新海誠監督の名作アニメーシヨン「秒速五センチメートル」が実写映画化されると宣伝されており、雑誌でも特集が組まれていたので記事を読んだ。大変興味を惹かれる。
 しかしながら、名作をまだ見ていない私には、何が秒速五センチメートルなのかが判らなかつた。特集記事にもこの点の解説はなかつた。
 私が悩んでいると、家の者が私に助言してくれた。
 「何かが、秒速五センチメートルで、動くんじやないの?」
 おお、さういう事か。
 秒速五センチメートル。私は計算してみた。六十を乗じて、分速三メートル。さらに六十を乗じて、時速百八十メートル。つまり時速〇・一八キロメートル。‥‥かなり遅いな。
 一体何が、時速〇・一八キロメートルで動くのだらうか。さうしてその物体は、どのやうに物語と関連するのだらうか。
 遅く動くものといえば亀が思い当たる。インターネットで調べてみると、叡合が、一般的な亀の歩行速度は時速〇・三二キロメートルと教えてくれた。一般的とはどういうことをいうのだらう。小さな亀ならもつと遅いかもしれない。いや、逆に身体が軽い分、速いかもしれない。疑問が増える。
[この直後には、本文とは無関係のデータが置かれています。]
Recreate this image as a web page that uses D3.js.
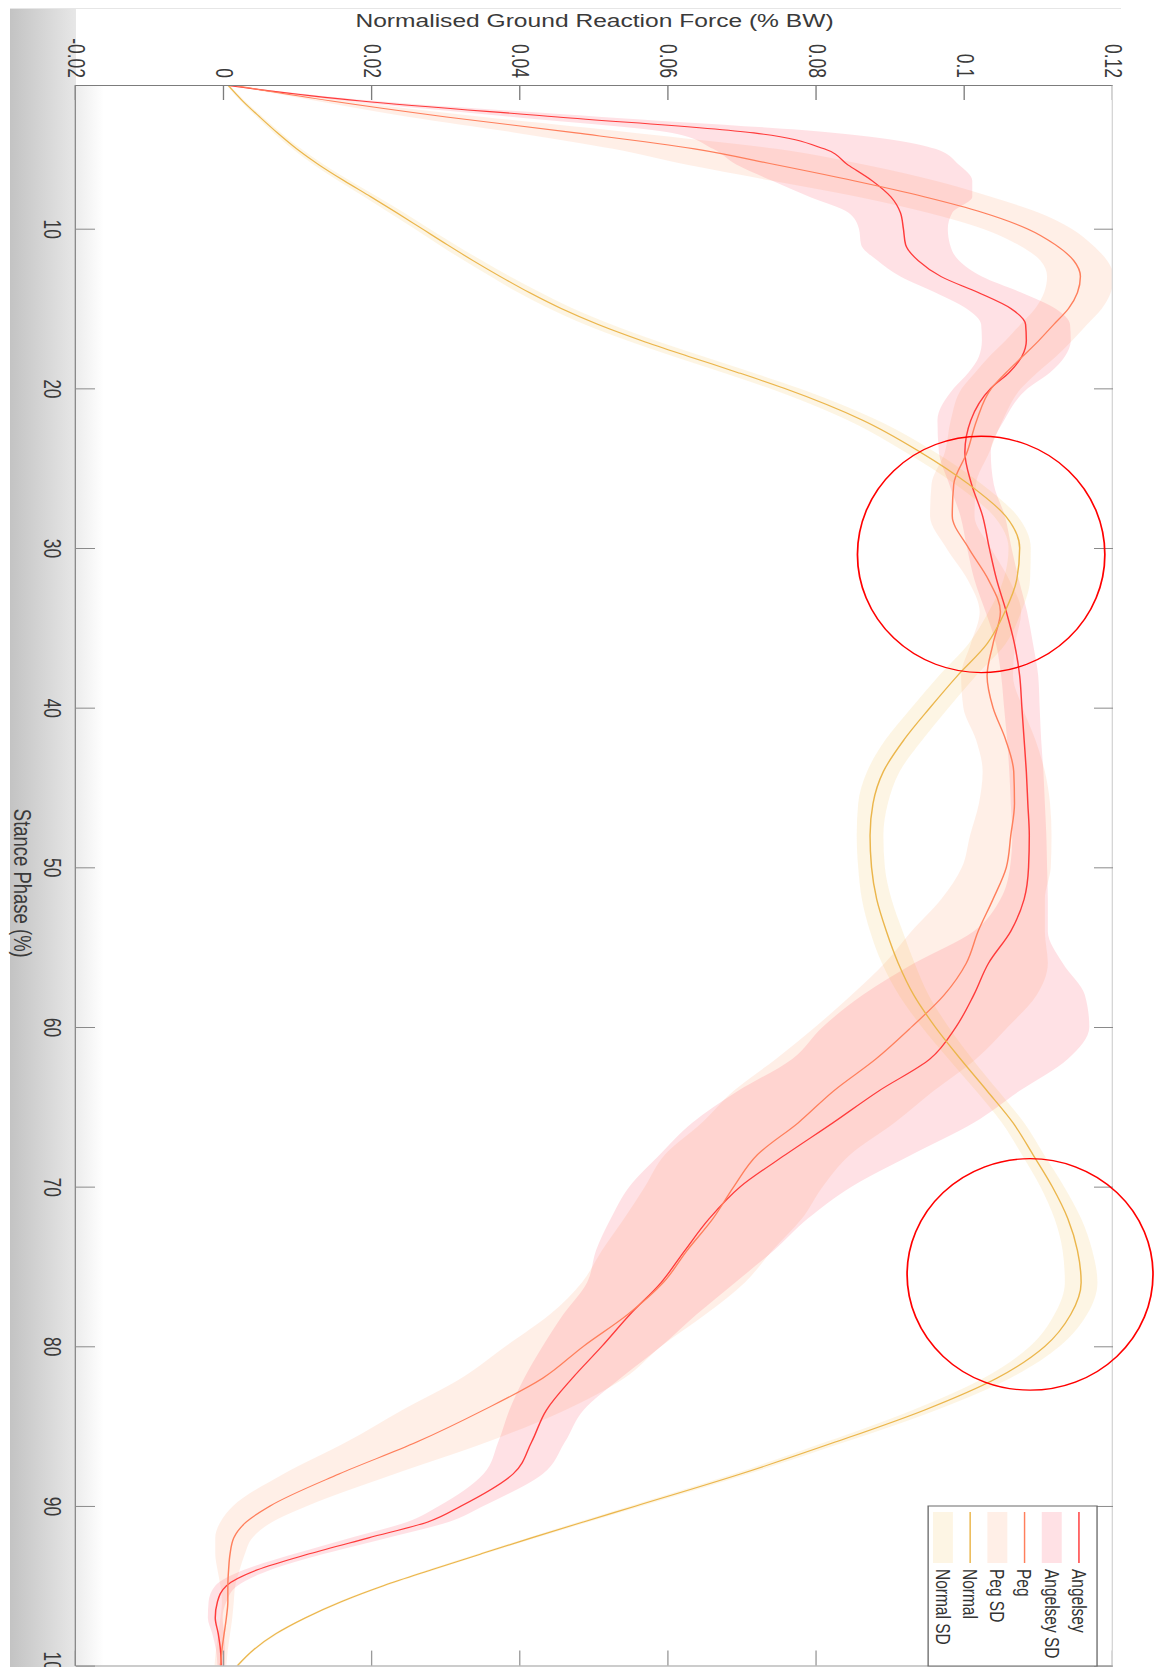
<!DOCTYPE html>
<html>
<head>
<meta charset="utf-8">
<script src="https://cdn.jsdelivr.net/npm/d3@7"></script>
<style>
  body { margin: 0; background: #fff; }
  svg { display: block; font-family: 'Liberation Sans', Arial, sans-serif; }
</style>
</head>
<body>
<div id="chart"></div>
<script>
// Stance phase (%) sample points
var phase = [1, 2, 3, 4, 5, 6, 7, 8, 9, 10, 11, 12, 13, 14, 15, 16, 17, 18, 19, 20,
  22, 24, 26, 28, 30, 32, 34, 36, 38, 40, 42, 44, 46, 48, 50, 52, 54, 56, 58, 60,
  62, 64, 66, 68, 70, 72, 74, 76, 78, 80, 82, 84, 86, 88, 90,
  91, 92, 93, 94, 95, 96, 97, 98, 99, 100]

var angelseyMean = [0.0, 0.0185, 0.045, 0.0715, 0.081, 0.0842, 0.0875, 0.09, 0.0913, 0.0917,
  0.092, 0.0937, 0.0968, 0.1018, 0.1062, 0.1082, 0.1083, 0.1077, 0.106, 0.1035,
  0.1008, 0.1, 0.1009, 0.1024, 0.1033, 0.1043, 0.1056, 0.1067, 0.1074, 0.1077,
  0.108, 0.1083, 0.1085, 0.1087, 0.1086, 0.108, 0.1062, 0.1032, 0.1012, 0.0988,
  0.0953, 0.0884, 0.0822, 0.0758, 0.0697, 0.0655, 0.0622, 0.059, 0.0548, 0.051,
  0.047, 0.0435, 0.0415, 0.039, 0.032,
  0.0275, 0.0195, 0.0115, 0.0045, 0.0003, -0.0009, -0.0012, -0.0008, -0.0005, -0.0004]
var angelseySd = [0.0005, 0.002, 0.006, 0.011, 0.015, 0.015, 0.0135, 0.011, 0.007, 0.006,
  0.006, 0.0055, 0.0055, 0.0058, 0.006, 0.006, 0.006, 0.0058, 0.0055, 0.005,
  0.0045, 0.0035, 0.003, 0.003, 0.003, 0.003, 0.0028, 0.0025, 0.0025, 0.0024,
  0.0023, 0.0023, 0.0023, 0.0023, 0.0025, 0.0032, 0.005, 0.01, 0.015, 0.018,
  0.0186, 0.019, 0.019, 0.017, 0.015, 0.0133, 0.012, 0.01, 0.009, 0.008,
  0.0065, 0.005, 0.0045, 0.004, 0.003,
  0.0028, 0.0025, 0.002, 0.0018, 0.0015, 0.0012, 0.001, 0.0008, 0.0006, 0.0005]

var pegMean = [0.001, 0.0145, 0.03, 0.0475, 0.0635, 0.0745, 0.085, 0.0945, 0.1025, 0.1084,
  0.1122, 0.1147, 0.1156, 0.1152, 0.114, 0.112, 0.11, 0.1078, 0.1056, 0.1036,
  0.1016, 0.1003, 0.0985, 0.0983, 0.1005, 0.1032, 0.1048, 0.1038, 0.103, 0.1038,
  0.1055, 0.1066, 0.1067, 0.1062, 0.1056, 0.1038, 0.1018, 0.1002, 0.0972, 0.0928,
  0.088, 0.0823, 0.0775, 0.072, 0.0688, 0.066, 0.0625, 0.0593, 0.0545, 0.0485,
  0.043, 0.035, 0.026, 0.0155, 0.0062,
  0.003, 0.0013, 0.0008, 0.0006, 0.0005, 0.0005, 0.0003, 0.0, -0.0003, -0.0005]
var pegSd = [0.0005, 0.002, 0.005, 0.008, 0.011, 0.012, 0.011, 0.009, 0.0075, 0.006,
  0.005, 0.0045, 0.0045, 0.0045, 0.0045, 0.0045, 0.0045, 0.0045, 0.0042, 0.004,
  0.0035, 0.003, 0.003, 0.003, 0.003, 0.0028, 0.0028, 0.003, 0.0035, 0.004,
  0.004, 0.0042, 0.0048, 0.0055, 0.006, 0.007, 0.009, 0.011, 0.0125, 0.013,
  0.0135, 0.0135, 0.013, 0.0125, 0.012, 0.012, 0.0115, 0.011, 0.0105, 0.0105,
  0.011, 0.011, 0.0095, 0.0075, 0.005,
  0.0035, 0.0025, 0.002, 0.0015, 0.001, 0.0008, 0.0008, 0.0008, 0.0008, 0.0008]

var normalMean = [0.0005, 0.0025, 0.0048, 0.0072, 0.0098, 0.0128, 0.0162, 0.0198, 0.0233, 0.0267,
  0.0301, 0.0336, 0.0373, 0.0412, 0.0455, 0.0505, 0.0563, 0.0627, 0.0693, 0.0756,
  0.0862, 0.094, 0.1005, 0.1055, 0.1074, 0.107, 0.1054, 0.103, 0.099, 0.0953,
  0.0918, 0.089, 0.0876, 0.0872, 0.0874, 0.0881, 0.0894, 0.091, 0.0931, 0.096,
  0.0994, 0.103, 0.1065, 0.1092, 0.1118, 0.1139, 0.1152, 0.1157, 0.1143, 0.1108,
  0.1043, 0.0945, 0.0825, 0.0697, 0.0556,
  0.0485, 0.0415, 0.0347, 0.028, 0.0215, 0.0158, 0.011, 0.007, 0.004, 0.0018]
var normalSd = [0.0002, 0.0003, 0.0004, 0.0005, 0.0006, 0.0007, 0.0008, 0.0009, 0.001, 0.001,
  0.0011, 0.0012, 0.0013, 0.0015, 0.0016, 0.0018, 0.0019, 0.002, 0.002, 0.002,
  0.002, 0.002, 0.0018, 0.0016, 0.0015, 0.0018, 0.0022, 0.0025, 0.0025, 0.0025,
  0.0025, 0.0022, 0.002, 0.0018, 0.0018, 0.002, 0.0022, 0.0022, 0.002, 0.0018,
  0.0016, 0.0015, 0.0015, 0.0015, 0.0016, 0.0018, 0.002, 0.0022, 0.0022, 0.002,
  0.0018, 0.0016, 0.0013, 0.001, 0.0008,
  0.0007, 0.0006, 0.0005, 0.0005, 0.0004, 0.0004, 0.0003, 0.0003, 0.0002, 0.0002]

var forceTicks = [-0.02, 0, 0.02, 0.04, 0.06, 0.08, 0.1, 0.12]
var phaseTicks = [10, 20, 30, 40, 50, 60, 70, 80, 90, 100]
var legendLabels = ['Angelsey', 'Angelsey SD', 'Peg', 'Peg SD', 'Normal', 'Normal SD']

// red hand-drawn rings (centre and radii in data units)
var ringPhase = [30.4, 75.5]
var ringForce = [0.1022, 0.1088]
var ringPhaseRadius = [7.4, 7.25]
var ringForceRadius = [0.0167, 0.0166]

var totalWidth = 1155
var totalHeight = 1667

// The figure is a MATLAB plot turned 90 degrees clockwise and stretched sideways
var stretch = 1.33
var origin = { x: 1113, y: 85 }
var width = 1580.6 // phase axis, runs down the page
var height = 1037 / stretch // force axis, runs to the right

var svg = d3
  .select('#chart')
  .append('svg')
  .attr('width', totalWidth)
  .attr('height', totalHeight)

var defs = svg.append('defs')
var strip = defs.append('linearGradient').attr('id', 'strip')
strip.append('stop').attr('offset', 0).attr('stop-color', '#c3c3c3')
strip.append('stop').attr('offset', 1).attr('stop-color', '#e7e7e7')
var inner = defs.append('linearGradient').attr('id', 'inner')
inner.append('stop').attr('offset', 0).attr('stop-color', '#ededed')
inner.append('stop').attr('offset', 1).attr('stop-color', '#ffffff')

// figure background
svg.append('rect').attr('width', totalWidth).attr('height', totalHeight).attr('fill', '#fff')
svg
  .append('line')
  .attr('x1', 10)
  .attr('x2', 1121)
  .attr('y1', 8.5)
  .attr('y2', 8.5)
  .attr('stroke', '#e6e6e6')
svg
  .append('rect')
  .attr('x', 10)
  .attr('y', 9)
  .attr('width', 66)
  .attr('height', totalHeight)
  .attr('fill', 'url(#strip)')
svg
  .append('rect')
  .attr('x', 76)
  .attr('y', 85)
  .attr('width', 28)
  .attr('height', totalHeight)
  .attr('fill', 'url(#inner)')

var g = svg
  .append('g')
  .attr('transform', `translate(${origin.x},${origin.y}) scale(${stretch},1) rotate(90)`)

var xPositionScale = d3
  .scaleLinear()
  .domain([1, 100])
  .range([0, width])
var yPositionScale = d3
  .scaleLinear()
  .domain([-0.02, 0.12])
  .range([height, 0])

g.append('clipPath')
  .attr('id', 'plot-clip')
  .append('rect')
  .attr('width', width)
  .attr('height', height)

var series = [
  { mean: angelseyMean, sd: angelseySd, line: '#ff3b3b', fill: '#ff1a35', opacity: 0.13 },
  { mean: pegMean, sd: pegSd, line: '#ff7f5c', fill: '#ff7a3d', opacity: 0.12 },
  { mean: normalMean, sd: normalSd, line: '#ebb64c', fill: '#eeb530', opacity: 0.13 }
]
series.forEach(function(s) {
  s.values = phase.map((p, i) => ({ phase: p, mean: s.mean[i], sd: s.sd[i] }))
})

var area = d3
  .area()
  .x(d => xPositionScale(d.phase))
  .y0(d => yPositionScale(d.mean - d.sd))
  .y1(d => yPositionScale(d.mean + d.sd))
  .curve(d3.curveMonotoneX)

var line = d3
  .line()
  .x(d => xPositionScale(d.phase))
  .y(d => yPositionScale(d.mean))
  .curve(d3.curveMonotoneX)

var plot = g.append('g').attr('clip-path', 'url(#plot-clip)')

// SD bands first, mean lines on top
plot
  .selectAll('.band')
  .data(series)
  .enter()
  .append('path')
  .attr('class', 'band')
  .attr('d', d => area(d.values))
  .attr('fill', d => d.fill)
  .attr('fill-opacity', d => d.opacity)

plot
  .selectAll('.mean-line')
  .data(series)
  .enter()
  .append('path')
  .attr('class', 'mean-line')
  .attr('d', d => line(d.values))
  .attr('fill', 'none')
  .attr('stroke', d => d.line)
  .attr('stroke-width', 1.1)

// axes, MATLAB style with inward ticks on all four sides
var formatForce = d => String(+d.toFixed(2))

var leftAxis = g
  .append('g')
  .attr('class', 'axis')
  .call(
    d3
      .axisLeft(yPositionScale)
      .tickValues(forceTicks)
      .tickFormat(formatForce)
      .tickSizeInner(-15)
      .tickSizeOuter(0)
      .tickPadding(7)
  )
var rightAxis = g
  .append('g')
  .attr('class', 'axis')
  .attr('transform', `translate(${width},0)`)
  .call(
    d3
      .axisRight(yPositionScale)
      .tickValues(forceTicks)
      .tickFormat('')
      .tickSizeInner(-15)
      .tickSizeOuter(0)
  )
var bottomAxis = g
  .append('g')
  .attr('class', 'axis')
  .attr('transform', `translate(0,${height})`)
  .call(
    d3
      .axisBottom(xPositionScale)
      .tickValues(phaseTicks)
      .tickSizeInner(-14.3)
      .tickSizeOuter(0)
      .tickPadding(12)
  )
var topAxis = g
  .append('g')
  .attr('class', 'axis')
  .call(
    d3
      .axisTop(xPositionScale)
      .tickValues(phaseTicks)
      .tickFormat('')
      .tickSizeInner(-14.3)
      .tickSizeOuter(0)
  )

g.selectAll('.axis')
  .attr('font-family', null)
  .attr('font-size', 17.5)
g.selectAll('.axis text').attr('fill', '#3a3a3a')
leftAxis.selectAll('path, line').attr('stroke', '#7c7c7c')
bottomAxis.selectAll('path, line').attr('stroke', '#8a8a8a')
rightAxis.selectAll('path, line').attr('stroke', '#9a9a9a')
topAxis.selectAll('path').attr('stroke', '#d6d6d6')
topAxis.selectAll('line').attr('stroke', '#8a8a8a')

// axis titles
g.append('text')
  .attr('transform', `translate(-58,${height / 2}) rotate(-90)`)
  .attr('text-anchor', 'middle')
  .attr('font-size', 18.5)
  .attr('fill', '#3a3a3a')
  .text('Normalised Ground Reaction Force (% BW)')

g.append('text')
  .attr('x', width / 2 + 8)
  .attr('y', height + 47)
  .attr('text-anchor', 'middle')
  .attr('font-size', 18.5)
  .attr('fill', '#3a3a3a')
  .text('Stance Phase (%)')

// legend in the (original) top right corner
var legend = g.append('g').attr('transform', 'translate(1421,12)')
legend
  .append('rect')
  .attr('width', 160)
  .attr('height', 127)
  .attr('fill', '#fff')
  .attr('stroke', '#6a6a6a')
  .attr('stroke-width', 1)

var legendItems = legend
  .selectAll('.legend-item')
  .data(legendLabels)
  .enter()
  .append('g')
  .attr('class', 'legend-item')
  .attr('transform', (d, i) => `translate(0,${13.6 + i * 20.45})`)

legendItems.each(function(d, i) {
  var item = d3.select(this)
  var s = series[Math.floor(i / 2)]
  if (i % 2 === 0) {
    item
      .append('line')
      .attr('x1', 6)
      .attr('x2', 57)
      .attr('stroke', s.line)
      .attr('stroke-width', 1.1)
  } else {
    item
      .append('rect')
      .attr('x', 6)
      .attr('y', -7.5)
      .attr('width', 51)
      .attr('height', 15)
      .attr('fill', s.fill)
      .attr('fill-opacity', s.opacity)
  }
  item
    .append('text')
    .attr('x', 63)
    .attr('dy', '0.35em')
    .attr('font-size', 15.5)
    .attr('fill', '#333')
    .text(d)
})

// red rings drawn over the figure
g.selectAll('.ring')
  .data(ringPhase)
  .enter()
  .append('ellipse')
  .attr('class', 'ring')
  .attr('cx', d => xPositionScale(d))
  .attr('cy', (d, i) => yPositionScale(ringForce[i]))
  .attr('rx', (d, i) => xPositionScale(d + ringPhaseRadius[i]) - xPositionScale(d))
  .attr('ry', (d, i) => yPositionScale(ringForce[i] - ringForceRadius[i]) - yPositionScale(ringForce[i]))
  .attr('fill', 'none')
  .attr('stroke', '#ff0000')
  .attr('stroke-width', 1.3)
</script>
</body>
</html>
もし小さな亀だつたとして、その速度で物語を書くのは難しそうでもある。
 私は考えに考えた。けれども、全然判らなかつた。
 「何が動くのか、全然判らないよ」
 さう私が家の者に言つて、笑いかけたところで‥‥急に閃いた。
 たしか月が、少しずつ地球から遠ざかつているという話を聞いたことがある。
 少しずつ、少しずつ。これなのではないか?
 月なら、何らかしらのロマンスが感じられる。おお、これに違いない。
 インターネツトで調べてみた。月が地球から遠ざかる速さは‥‥
 一年間で約八・三センチメートル。
 うん。ちがつた。
 閑話休題。
 新海誠監督の名作アニメーション映画「君の名は。」を観る前に、既にこの映画を観た姪つ子に、映画の感想を尋ねたことがあつた。
 ネタバレにならないように気を付けてと言つて尋ねたら、
「三年ずれてる!」と姪つ子。
 うん?何が三年ずれているのだらう?
 映画を鑑賞し終わつてから、姪つ子の感想はじつに適切だつたなと、私と家の者は言い合つたものだつた。ネタバレにならない範囲での、映画への興味を惹き立てるやうな言葉。
 秒速五センチメートルという言葉も、そのやうな言葉なのだらうな。
 二週間後、ようやく「秒速五センチメートル」の実写映画を観ることができた。
 ダメ人間ながらもダメ人間なりに感動した。特に最後のシーンがいいなあ。